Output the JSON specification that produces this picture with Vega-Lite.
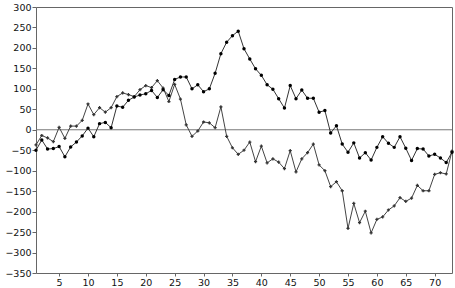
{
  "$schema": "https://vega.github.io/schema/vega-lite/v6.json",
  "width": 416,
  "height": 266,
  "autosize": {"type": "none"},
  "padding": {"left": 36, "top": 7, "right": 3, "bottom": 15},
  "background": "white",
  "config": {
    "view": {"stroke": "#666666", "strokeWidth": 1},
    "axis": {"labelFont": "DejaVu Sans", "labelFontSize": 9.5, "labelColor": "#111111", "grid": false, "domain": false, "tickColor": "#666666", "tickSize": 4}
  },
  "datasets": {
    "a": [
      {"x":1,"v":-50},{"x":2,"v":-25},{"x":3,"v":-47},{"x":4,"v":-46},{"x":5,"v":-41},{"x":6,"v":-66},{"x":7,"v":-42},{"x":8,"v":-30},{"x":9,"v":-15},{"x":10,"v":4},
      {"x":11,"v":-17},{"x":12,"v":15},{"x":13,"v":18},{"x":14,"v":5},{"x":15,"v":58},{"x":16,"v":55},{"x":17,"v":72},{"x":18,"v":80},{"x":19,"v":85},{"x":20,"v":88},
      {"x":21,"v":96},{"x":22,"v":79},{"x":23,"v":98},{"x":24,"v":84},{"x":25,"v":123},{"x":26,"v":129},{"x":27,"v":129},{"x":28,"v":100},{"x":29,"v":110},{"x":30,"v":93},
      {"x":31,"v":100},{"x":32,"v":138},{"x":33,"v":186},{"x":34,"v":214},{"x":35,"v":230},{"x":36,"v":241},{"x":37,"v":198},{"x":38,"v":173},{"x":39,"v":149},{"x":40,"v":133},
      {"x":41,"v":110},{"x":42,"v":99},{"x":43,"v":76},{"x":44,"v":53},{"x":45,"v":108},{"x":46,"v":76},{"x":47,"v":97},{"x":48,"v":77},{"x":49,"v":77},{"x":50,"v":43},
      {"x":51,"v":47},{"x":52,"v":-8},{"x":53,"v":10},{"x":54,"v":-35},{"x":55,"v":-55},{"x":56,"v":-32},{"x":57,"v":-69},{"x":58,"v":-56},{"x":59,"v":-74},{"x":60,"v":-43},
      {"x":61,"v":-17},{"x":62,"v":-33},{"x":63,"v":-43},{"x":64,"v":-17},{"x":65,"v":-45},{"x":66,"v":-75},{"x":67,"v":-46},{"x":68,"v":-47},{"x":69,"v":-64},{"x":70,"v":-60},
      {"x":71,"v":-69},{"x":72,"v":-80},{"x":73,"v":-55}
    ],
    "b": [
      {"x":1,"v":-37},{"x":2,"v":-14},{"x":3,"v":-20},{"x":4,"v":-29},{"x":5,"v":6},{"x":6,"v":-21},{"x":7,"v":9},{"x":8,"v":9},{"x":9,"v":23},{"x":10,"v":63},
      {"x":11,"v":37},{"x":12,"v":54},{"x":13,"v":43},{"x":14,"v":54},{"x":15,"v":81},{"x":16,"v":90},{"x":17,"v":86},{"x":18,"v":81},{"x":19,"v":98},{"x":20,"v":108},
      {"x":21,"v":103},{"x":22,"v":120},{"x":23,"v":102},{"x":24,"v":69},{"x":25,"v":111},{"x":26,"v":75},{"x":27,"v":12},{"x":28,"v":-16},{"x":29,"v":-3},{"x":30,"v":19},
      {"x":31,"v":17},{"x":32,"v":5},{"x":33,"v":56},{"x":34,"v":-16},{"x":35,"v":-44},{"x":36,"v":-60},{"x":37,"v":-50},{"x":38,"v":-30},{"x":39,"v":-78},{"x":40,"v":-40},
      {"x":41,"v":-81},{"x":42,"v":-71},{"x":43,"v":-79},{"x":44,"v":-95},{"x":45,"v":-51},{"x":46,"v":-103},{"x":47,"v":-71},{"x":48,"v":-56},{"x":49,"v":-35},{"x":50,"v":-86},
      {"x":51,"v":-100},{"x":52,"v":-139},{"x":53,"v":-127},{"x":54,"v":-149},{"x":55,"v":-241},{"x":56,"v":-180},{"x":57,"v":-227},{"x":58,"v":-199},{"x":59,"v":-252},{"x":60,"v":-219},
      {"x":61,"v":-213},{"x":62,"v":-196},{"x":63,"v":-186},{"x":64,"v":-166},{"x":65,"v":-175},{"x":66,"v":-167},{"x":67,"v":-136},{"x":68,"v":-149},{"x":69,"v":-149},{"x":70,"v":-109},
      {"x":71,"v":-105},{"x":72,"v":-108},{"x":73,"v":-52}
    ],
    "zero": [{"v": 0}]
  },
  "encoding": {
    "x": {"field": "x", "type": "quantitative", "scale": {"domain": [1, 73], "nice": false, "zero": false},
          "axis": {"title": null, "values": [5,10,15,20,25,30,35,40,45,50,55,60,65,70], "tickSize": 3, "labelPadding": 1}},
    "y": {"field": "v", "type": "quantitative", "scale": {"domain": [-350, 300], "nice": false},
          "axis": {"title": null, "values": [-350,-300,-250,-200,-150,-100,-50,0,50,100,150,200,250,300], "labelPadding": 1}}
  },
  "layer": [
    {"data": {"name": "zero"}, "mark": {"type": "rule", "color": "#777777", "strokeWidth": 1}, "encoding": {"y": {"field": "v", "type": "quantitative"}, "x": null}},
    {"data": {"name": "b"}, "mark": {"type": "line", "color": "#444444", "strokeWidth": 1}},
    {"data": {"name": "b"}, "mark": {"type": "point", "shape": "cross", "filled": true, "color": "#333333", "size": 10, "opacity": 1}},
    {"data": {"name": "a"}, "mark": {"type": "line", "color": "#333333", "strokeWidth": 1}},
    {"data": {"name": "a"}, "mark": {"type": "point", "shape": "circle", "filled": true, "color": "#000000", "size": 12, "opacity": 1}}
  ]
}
====
**Brief:**
Without the pictures, repeat the listing above exactly.

**Answer to this problem:**
Output the JSON specification that produces this picture with Vega-Lite.
{
  "$schema": "https://vega.github.io/schema/vega-lite/v6.json",
  "width": 416,
  "height": 266,
  "autosize": {"type": "none"},
  "padding": {"left": 36, "top": 7, "right": 3, "bottom": 15},
  "background": "white",
  "config": {
    "view": {"stroke": "#666666", "strokeWidth": 1},
    "axis": {"labelFont": "DejaVu Sans", "labelFontSize": 9.5, "labelColor": "#111111", "grid": false, "domain": false, "tickColor": "#666666", "tickSize": 4}
  },
  "datasets": {
    "a": [
      {"x":1,"v":-50},{"x":2,"v":-25},{"x":3,"v":-47},{"x":4,"v":-46},{"x":5,"v":-41},{"x":6,"v":-66},{"x":7,"v":-42},{"x":8,"v":-30},{"x":9,"v":-15},{"x":10,"v":4},
      {"x":11,"v":-17},{"x":12,"v":15},{"x":13,"v":18},{"x":14,"v":5},{"x":15,"v":58},{"x":16,"v":55},{"x":17,"v":72},{"x":18,"v":80},{"x":19,"v":85},{"x":20,"v":88},
      {"x":21,"v":96},{"x":22,"v":79},{"x":23,"v":98},{"x":24,"v":84},{"x":25,"v":123},{"x":26,"v":129},{"x":27,"v":129},{"x":28,"v":100},{"x":29,"v":110},{"x":30,"v":93},
      {"x":31,"v":100},{"x":32,"v":138},{"x":33,"v":186},{"x":34,"v":214},{"x":35,"v":230},{"x":36,"v":241},{"x":37,"v":198},{"x":38,"v":173},{"x":39,"v":149},{"x":40,"v":133},
      {"x":41,"v":110},{"x":42,"v":99},{"x":43,"v":76},{"x":44,"v":53},{"x":45,"v":108},{"x":46,"v":76},{"x":47,"v":97},{"x":48,"v":77},{"x":49,"v":77},{"x":50,"v":43},
      {"x":51,"v":47},{"x":52,"v":-8},{"x":53,"v":10},{"x":54,"v":-35},{"x":55,"v":-55},{"x":56,"v":-32},{"x":57,"v":-69},{"x":58,"v":-56},{"x":59,"v":-74},{"x":60,"v":-43},
      {"x":61,"v":-17},{"x":62,"v":-33},{"x":63,"v":-43},{"x":64,"v":-17},{"x":65,"v":-45},{"x":66,"v":-75},{"x":67,"v":-46},{"x":68,"v":-47},{"x":69,"v":-64},{"x":70,"v":-60},
      {"x":71,"v":-69},{"x":72,"v":-80},{"x":73,"v":-55}
    ],
    "b": [
      {"x":1,"v":-37},{"x":2,"v":-14},{"x":3,"v":-20},{"x":4,"v":-29},{"x":5,"v":6},{"x":6,"v":-21},{"x":7,"v":9},{"x":8,"v":9},{"x":9,"v":23},{"x":10,"v":63},
      {"x":11,"v":37},{"x":12,"v":54},{"x":13,"v":43},{"x":14,"v":54},{"x":15,"v":81},{"x":16,"v":90},{"x":17,"v":86},{"x":18,"v":81},{"x":19,"v":98},{"x":20,"v":108},
      {"x":21,"v":103},{"x":22,"v":120},{"x":23,"v":102},{"x":24,"v":69},{"x":25,"v":111},{"x":26,"v":75},{"x":27,"v":12},{"x":28,"v":-16},{"x":29,"v":-3},{"x":30,"v":19},
      {"x":31,"v":17},{"x":32,"v":5},{"x":33,"v":56},{"x":34,"v":-16},{"x":35,"v":-44},{"x":36,"v":-60},{"x":37,"v":-50},{"x":38,"v":-30},{"x":39,"v":-78},{"x":40,"v":-40},
      {"x":41,"v":-81},{"x":42,"v":-71},{"x":43,"v":-79},{"x":44,"v":-95},{"x":45,"v":-51},{"x":46,"v":-103},{"x":47,"v":-71},{"x":48,"v":-56},{"x":49,"v":-35},{"x":50,"v":-86},
      {"x":51,"v":-100},{"x":52,"v":-139},{"x":53,"v":-127},{"x":54,"v":-149},{"x":55,"v":-241},{"x":56,"v":-180},{"x":57,"v":-227},{"x":58,"v":-199},{"x":59,"v":-252},{"x":60,"v":-219},
      {"x":61,"v":-213},{"x":62,"v":-196},{"x":63,"v":-186},{"x":64,"v":-166},{"x":65,"v":-175},{"x":66,"v":-167},{"x":67,"v":-136},{"x":68,"v":-149},{"x":69,"v":-149},{"x":70,"v":-109},
      {"x":71,"v":-105},{"x":72,"v":-108},{"x":73,"v":-52}
    ],
    "zero": [{"v": 0}]
  },
  "encoding": {
    "x": {"field": "x", "type": "quantitative", "scale": {"domain": [1, 73], "nice": false, "zero": false},
          "axis": {"title": null, "values": [5,10,15,20,25,30,35,40,45,50,55,60,65,70], "tickSize": 3, "labelPadding": 1}},
    "y": {"field": "v", "type": "quantitative", "scale": {"domain": [-350, 300], "nice": false},
          "axis": {"title": null, "values": [-350,-300,-250,-200,-150,-100,-50,0,50,100,150,200,250,300], "labelPadding": 1}}
  },
  "layer": [
    {"data": {"name": "zero"}, "mark": {"type": "rule", "color": "#777777", "strokeWidth": 1}, "encoding": {"y": {"field": "v", "type": "quantitative"}, "x": null}},
    {"data": {"name": "b"}, "mark": {"type": "line", "color": "#444444", "strokeWidth": 1}},
    {"data": {"name": "b"}, "mark": {"type": "point", "shape": "cross", "filled": true, "color": "#333333", "size": 10, "opacity": 1}},
    {"data": {"name": "a"}, "mark": {"type": "line", "color": "#333333", "strokeWidth": 1}},
    {"data": {"name": "a"}, "mark": {"type": "point", "shape": "circle", "filled": true, "color": "#000000", "size": 12, "opacity": 1}}
  ]
}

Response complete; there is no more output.